I stare so long that my eyes glaze over, and my list becomes a bunch of jumbled shapes.
“What’s that?” a voice says, and I startle so much, I almost spill my latte on my closed laptop.
Forget horror. My life is a series of unfortunate events, leading to a no doubt tragic ending.
Parker Warren is standing there with an espresso in a to-go cup, wearing a button-down shirt and slacks far too formal for a Saturday afternoon.
I use my hands to wall off my list like it’s the damn nuclear codes. “What are you doing here?” I demand.
He raises an eyebrow. “It’s a coffee shop, Elle. What do you think I’m doing here?”
I eye his espresso cup with disdain, and he notices.
“Is there something wrong with my choice in coffee?”
“Yes.”
He takes a seat that I certainly did not offer, and I close the notebook. “Explain.”
“It’s the worst thing you could have possibly ordered.”
He frowns. “Is it?”
I nod. “You might as well drink a 5-hour Energy or something. There’s no milk, no foam.
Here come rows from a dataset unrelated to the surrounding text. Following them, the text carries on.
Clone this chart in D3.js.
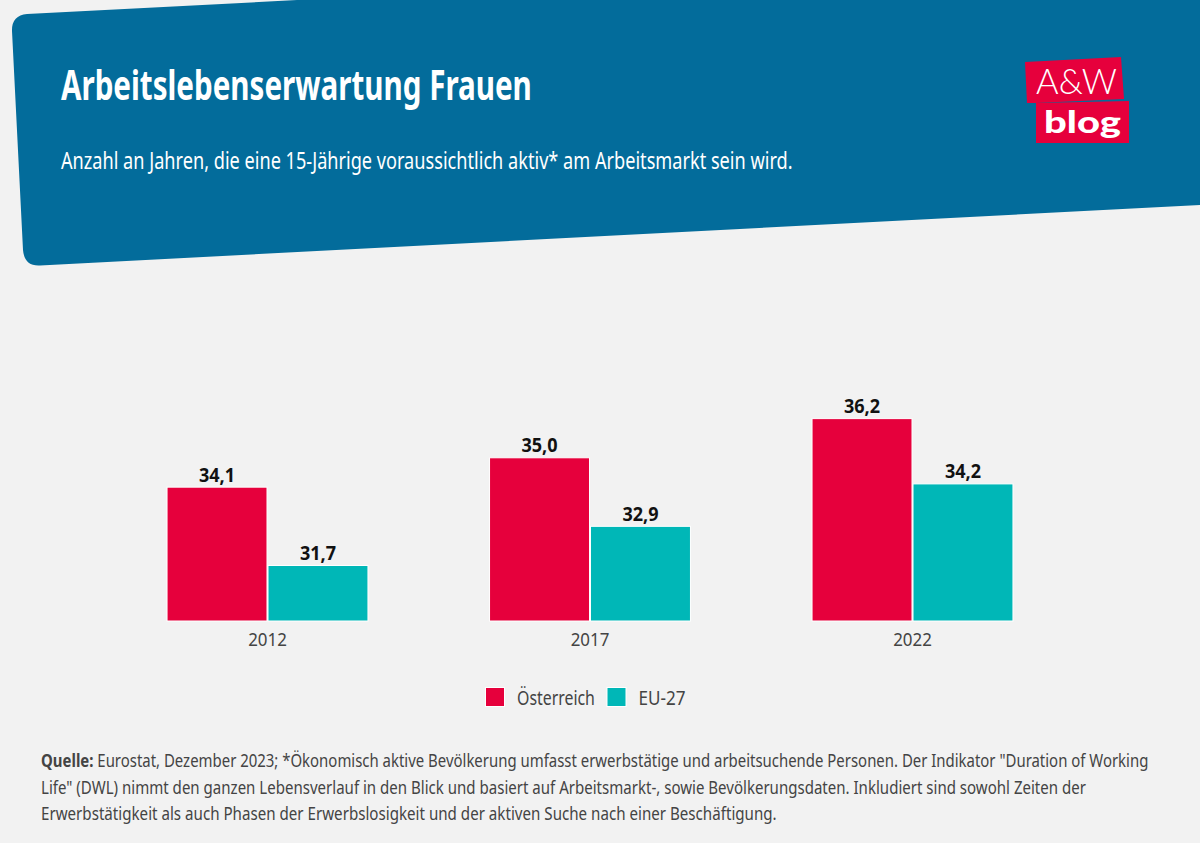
<!DOCTYPE html>
<html lang="de">
<head>
<meta charset="utf-8">
<title>Arbeitslebenserwartung Frauen</title>
<script src="https://cdn.jsdelivr.net/npm/d3@7"></script>
<style>
  html, body { margin: 0; padding: 0; background: #f2f2f2; }
  svg { display: block; font-family: "Noto Sans", sans-serif; }
</style>
</head>
<body>
<div id="chart"></div>
<script>
const years = ['2012', '2017', '2022'];
const seriesNames = ['Österreich', 'EU-27'];
const oesterreich = [34.1, 35.0, 36.2];
const eu27 = [31.7, 32.9, 34.2];
const yDomain = [30, 37];

const titleText = 'Arbeitslebenserwartung Frauen';
const subtitleText = 'Anzahl an Jahren, die eine 15-Jährige voraussichtlich aktiv* am Arbeitsmarkt sein wird.';
const sourceLines = [
    'Eurostat, Dezember 2023; *Ökonomisch aktive Bevölkerung umfasst erwerbstätige und arbeitsuchende Personen. Der Indikator "Duration of Working',
    'Life" (DWL) nimmt den ganzen Lebensverlauf in den Blick und basiert auf Arbeitsmarkt-, sowie Bevölkerungsdaten. Inkludiert sind sowohl Zeiten der',
    'Erwerbstätigkeit als auch Phasen der Erwerbslosigkeit und der aktiven Suche nach einer Beschäftigung.'
];

const width = 1200;
const height = 843;
const blue = '#036c9b';
const red = '#e6003c';
const teal = '#00b7b7';
const colors = [red, teal];
const values = [oesterreich, eu27];

const svg = d3.select('#chart').append('svg')
    .attr('width', width)
    .attr('height', height);

svg.append('rect').attr('width', width).attr('height', height).attr('fill', '#f2f2f2');

// Squeeze the text horizontally, PT Sans is not available here
function fitText(sel, x, y, targetWidth) {
    const k = targetWidth / sel.node().getComputedTextLength();
    sel.attr('transform', `translate(${x},${y}) scale(${k},1)`);
    return sel;
}

// Header banner
svg.append('path')
    .attr('d', 'M 12 31 Q 11.5 15.5 27 14 L 297 0 L 1200 0 L 1200 205 L 40 265.5 Q 24.5 266.5 23 250 Z')
    .attr('fill', blue);

fitText(svg.append('text').text(titleText)
    .attr('fill', '#fff').attr('font-size', 42).attr('font-weight', 700), 61, 100, 471);

fitText(svg.append('text').text(subtitleText)
    .attr('fill', '#fff').attr('font-size', 23.5), 61, 169, 732);

// Logo
const logo = svg.append('g').style('font-family', 'Lato, sans-serif');
logo.append('path').attr('d', 'M 1025 62 L 1121 57 L 1124 99 L 1036 103 L 1027 103 Z').attr('fill', red);
logo.append('path').attr('d', 'M 1036 103 L 1129 101 L 1129 143 L 1036 143 Z').attr('fill', red);
fitText(logo.append('text').text('A&W').attr('fill', '#fff')
    .attr('font-size', 36).attr('font-weight', 300), 1036, 94, 81);
fitText(logo.append('text').text('blog').attr('fill', '#fff')
    .attr('font-size', 31).attr('font-weight', 900), 1044, 132.5, 77);

// Scales
const x0 = d3.scaleBand()
    .domain(years)
    .range([106.25, 1073.75])
    .paddingInner(0.377)
    .paddingOuter(0.1885);

const x1 = d3.scaleBand()
    .domain(seriesNames)
    .range([0, x0.bandwidth()])
    .paddingInner(0.01);

const y = d3.scaleLinear()
    .domain(yDomain)
    .range([621, 392.5]);

// Bars
const groups = svg.selectAll('g.year')
    .data(years)
    .join('g')
    .attr('class', 'year')
    .attr('transform', d => `translate(${x0(d)},0)`);

seriesNames.forEach((name, s) => {
    groups.append('rect')
        .attr('x', x1(name))
        .attr('y', (d, i) => y(values[s][i]))
        .attr('width', x1.bandwidth())
        .attr('height', (d, i) => y(yDomain[0]) - y(values[s][i]))
        .attr('fill', colors[s])
        .attr('stroke', '#fff')
        .attr('stroke-width', 1);

    groups.append('text')
        .attr('class', 'value')
        .attr('text-anchor', 'middle')
        .attr('font-size', 19)
        .attr('font-weight', 700)
        .attr('fill', '#111')
        .text((d, i) => values[s][i].toFixed(1).replace('.', ','))
        .attr('transform', (d, i) => `translate(${x1(name) + x1.bandwidth() / 2},${y(values[s][i]) - 5.5}) scale(0.95,1)`);
});

// Year axis, no line or ticks in the original
const axis = svg.append('g')
    .attr('transform', `translate(0,${y(yDomain[0])})`)
    .call(d3.axisBottom(x0).tickSize(0).tickPadding(12.7));
axis.select('.domain').remove();
axis.selectAll('text')
    .attr('font-size', 18)
    .attr('font-family', '"Noto Sans", sans-serif')
    .attr('fill', '#444')
    .attr('transform', 'scale(0.94,1)');

// Legend
const legendX = [485.5, 607];
const legend = svg.selectAll('g.legend')
    .data(seriesNames)
    .join('g')
    .attr('class', 'legend')
    .attr('transform', (d, i) => `translate(${legendX[i]},687.5)`);
legend.append('rect')
    .attr('width', 19)
    .attr('height', 19)
    .attr('fill', (d, i) => colors[i])
    .attr('stroke', '#fff')
    .attr('stroke-width', 1);
legend.append('text')
    .text(d => d)
    .attr('font-size', 19.5)
    .attr('fill', '#444')
    .each(function (d, i) {
        fitText(d3.select(this), 31.5, 17, [78, 47][i]);
    });

// Source note
const sourceWidths = [1108, 1046, 736];
const sourceY = [767, 794, 820];
sourceLines.forEach((line, i) => {
    const t = svg.append('text').attr('font-size', 18).attr('fill', '#444');
    if (i === 0) {
        t.append('tspan').attr('font-weight', 700).text('Quelle: ');
    }
    t.append('tspan').text(line);
    fitText(t, 41, sourceY[i], sourceWidths[i]);
});
</script>
</body>
</html>
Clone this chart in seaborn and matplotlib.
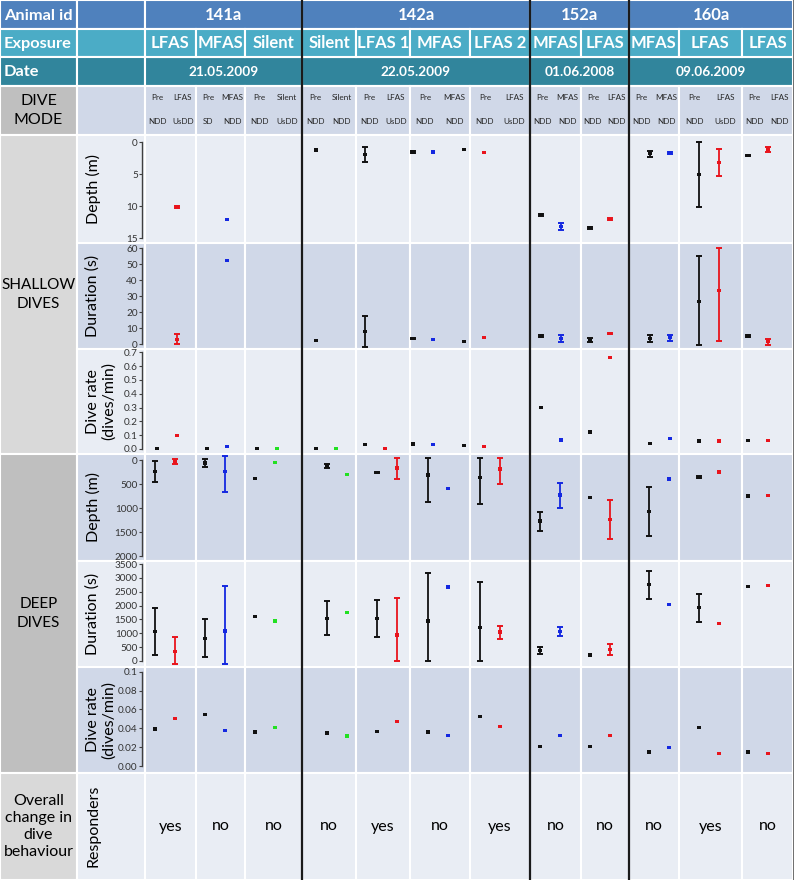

What’s the point?” I say, then open my laptop, pretending like I’m actually going to start writing.
He slowly pushes my screen down so he can meet my eyes, and my chest feels unexplainably tight. “Elle,” he says, very slowly, callused fingers still curled around the top of my laptop. “You are a complete snob.”
I bristle. “And you are a complete menace . What do you want?”
“Who are you?” His eyes are clear. Sincere.
“I’m Elle, your neighbor,” I grumble, “unfortunately.”
He presses his hands upon the table, and they’re big hands. I’m staring. I’m unbelievable. He nods. “That, I know. What else?”
“What do you mean, what else?”
He shrugs. “What do you do? Why are you here? Why do you have three beverages in front of you?”
Through gritted teeth, I say, “I write. I’m house-sitting for the summer. And the latte is for energy, the water is for hydration, and the hot chocolate is for fun.”
He nods. “Interesting. Tell me more.”
“No.”
“Why not?”
I answer with complete honesty, because what do I care what this person I spent hours hate-writing about a few nights ago thinks of me? “Because I don’t know you, and I’m almost certain I don’t want to.”
He sits back in his chair. Nods. Doesn’t look deterred in the slightest. “You know, I could find out everything about you with a few strokes of my keyboard. I’m being polite by asking.”
“Because you’re a stalker?”
“Because I have access to basic internet.”
A slow smile forms on my face. What he doesn’t know is he’s talking to someone who lives her life under an alias. Someone who has scrubbed the internet clean of her presence. Someone who doesn’t have social media.
“Is that so?” I say. “Good. Google away. Find out everything about me.”
I force my laptop back up, erasing his face, and pretend to start writing. It’s only when I hear the scrape of a chair and footsteps that I know he’s finally left me alone.